Account.py  - A script which connects you to your IBM account
cpu3.py     - The orchestration scripts
z80.py      - The Intel 8080/Z80 emulator
q80.py      - The Intel 8080/z80 emulator with its instructions overridden for execution on IBMs quantum computer

8. Edit the Account.py file, paste in your API token and execute it with

Python.exe Acccount.py

9. Run the emulator with

Python.exe cpu3.py

Note – Make your command prompt window full screen as curses may error if it cannot fit the entire screen in your window. This will run the traditional emulator and emulator for execution on a quantum computer in parallel. Note the emulators pseudo RAM contains an example program which loads the A register, increments A then halts.

To exit the emulator, press the Q key.

10. The next step is to tell the emulator which instructions to execute on the quantum computer. This is done by editing the cpu3.py file and scrolling down until you get to the Example program section. This section contains a number of sample programs, in this example un-comment the line #qpu.QuantumExecute = "INC1"
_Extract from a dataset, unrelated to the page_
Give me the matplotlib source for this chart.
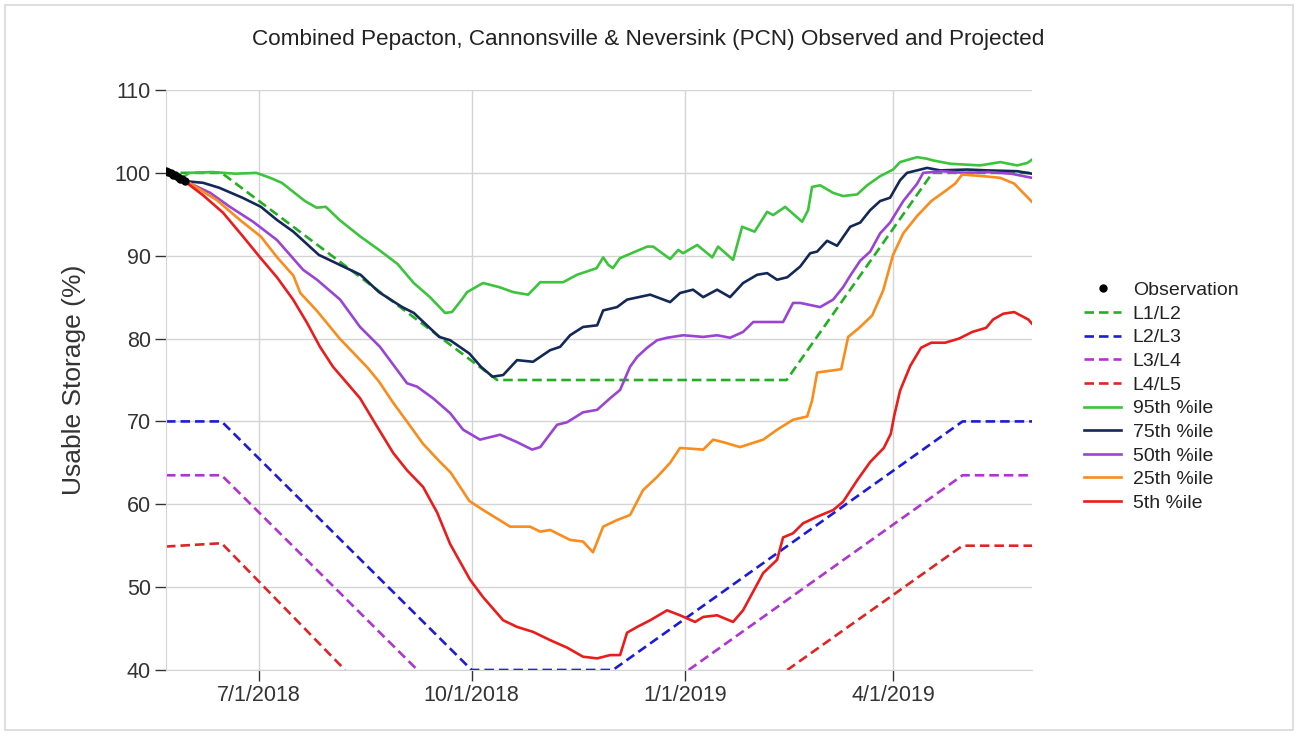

11. Execute the emulator again, but note when the program counter gets to the INC instruction (3C) execution pauses, this is the emulator joining the queue for execution on one of IBMs quantum computers. (or setting up a local quantum simulator) After roughly 30 seconds the results will be returned from IBMs quantum computer and we can see that the A register has incremented.

12. All the quantum circuits used to execute the instruction will be displayed when we exit the emulator.

13. You can also execute user supplied binaries on the command line with the following command

Python.exe cpu3.py myprogram.bin

FAQ

• Why does it take so long to execute, I thought quantum computers were fast?
  The majority of the delay is due to the queuing mechanism we have to join for execution, but other delays include the latency of the API call and the fact that quantum computers are not designed to perform traditional logic operations.

• Why can’t I run the entire binary on the quantum computer?
  As you would have to join a queue for each instruction it would be extremely slow. You may edit the methods in q80.py to do this but each instruction will take circa 30 seconds to call and execute.

• Why do the example specify a INC2, DEC2 etc?
  I have included multiple methods for each instruction, method 1 (INC1) calls each gate separately whereas method 2 (INC2) implements a quantum circuit for the entire (where possible) instruction so is much faster.

• Why call it Qx86 when you only have Intel 8080/Z80 compatibility?
  Artistic license! Also q80 is a television set and a qx80 is a car so those names were already taken. Intel x86 compatibility is planned but will require more qubits due to the larger internal registers.

• I get an error when I choose a real Quantum computer.
  You must choose a quantum computer that meets the minimum requirements, all instructions executed using method 1 require upto 5 qubits whereas all instructions using method 2 require upto 32 qubits.

• Why turn a $1,000,000 quantum computer into a 40 year old CPU?
  The motivation for this SDK is to provide a learning tool and re-useable reference framework, a framework that will help bridge the steep learning curve and enable developers to drive useful results from quantum computers. The framework will show developers that quantum computers can do anything a traditional computer can, just in a different manner. The SDK also prepares the groundwork (via the delivery of the emulators and translation layer) for a possible scenario where the overhead for performing classical computations on a quantum computer is not so large. This is not to say that the value of the SDK is purely theoretical, as even with today’s capability many quantum-based simulations require aspects of traditional logic which are included as re-usable methods within the framework. Emulating a CPU was chosen as a goal for this SDK as it provides a provable mechanism for delivering every logic/arithmetic/bitwise function needed in a traditional computer. It was not my aim to reduce a quantum computer to a device only capable of traditional logic-based calculations but describe, prove and demonstrate how to perform those calculations. The logic calculations can be used to form parts of many quantum-based calculations and are found in a framework which developers are familiar with and can readily re-use.